Is uops.info wrong about vinserti128?

According to uops.info, the reciprocal throughput of vinserti128 is 0.5 if the xmm argument comes from memory, and 1 if the xmm argument is a register. What's the underlying reason behind this? Is it a mistake? Link

I don't understand why ports 0 and 1 are only an option if the xmm argument is not a register. Is there something in hardware that can explain this?

Solution

Uops.info automated testing doesn't have typos

If there's anything surprising, it's either a real effect or an artifact of exactly how they tested. You can click on any number to see the detailed test results including the instruction sequences used to test throughput and ports. In this case, yes, the memory-source version is different, and the test results make sense.

As chtz commented, the register-source version works like a shuffle, but the memory-source version is probably decoding as a broadcast-load + blend.

We know that Intel load ports can broadcast to 256-bit for free since Haswell (4, 8, or 16-byte chunks). vbroadcastss/d / vpbroadcastd/q are single-uop, so are vbroadcasti128 / vbroadcastf128. Even vmovddup ymm, [mem] is a single load-port uop on Intel (port 2 or 3), no ALU required for duplicating the low half of each 16-byte lane. (Filter on vbroadcast ymm in https://uops.info/)

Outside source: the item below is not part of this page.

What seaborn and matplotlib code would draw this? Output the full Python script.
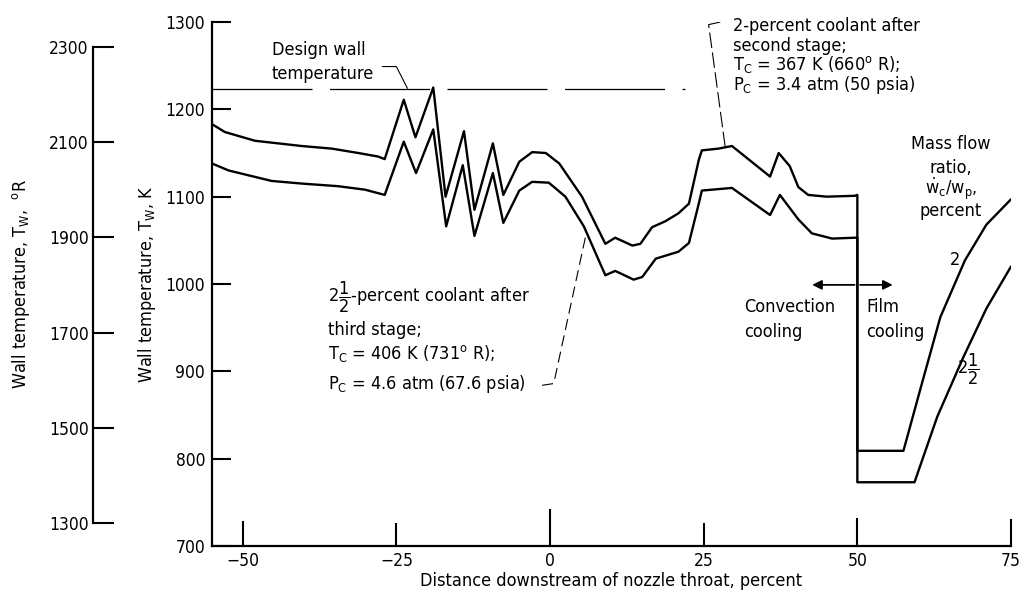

For the blend part, Haswell and later could reuse the vpblendd execution unit by constructing a control operand for it from the vinserti128 immediate. That's a single uop for any vector ALU port (p015).

To avoid bypass latency, vinsertf128 could similarly use a vblendps or pd execution unit.

Sandy/Ivy Bridge could only broadcast for free to 128-bit XMM; it needed a port5 shuffle for vbroadcastss/sd/f128 ymm, mem (and didn't have register-source broadcasts; those were new in AVX2). But it ran vinserti/f128 mem as 1*p05 + 1*p23 vs p5 for register-source vinsert or vperm2f128.

SnB/IvB CPUs ran vblendps/pd on p05, so presumably vinsertf128 from memory is using the FP blend units on those ports. (It wasn't until Haswell that port 1 could also run vblendps.)

So presumably it had some special support for forwarding a 128-bit load result to either the low or high lane of an execution unit that could do the merging. (Perhaps with the blend units designed to accept that?)

If it could forward to both lanes, I'd have assumed it could do that in general, and wouldn't have needed a port 5 uop for vbroadcastf128 ymm, mem on top of the load uop. Unless it's relevant that the intermediate broadcast result never needs to be architecturally visible (written to a hard YMM register), potentially persisting indefinitely if the register isn't written for a long time. But combined with the blend control input generated from the immediate, the input can be a bit funky and only the output needs to be fully normal and potentially part of a persistent state.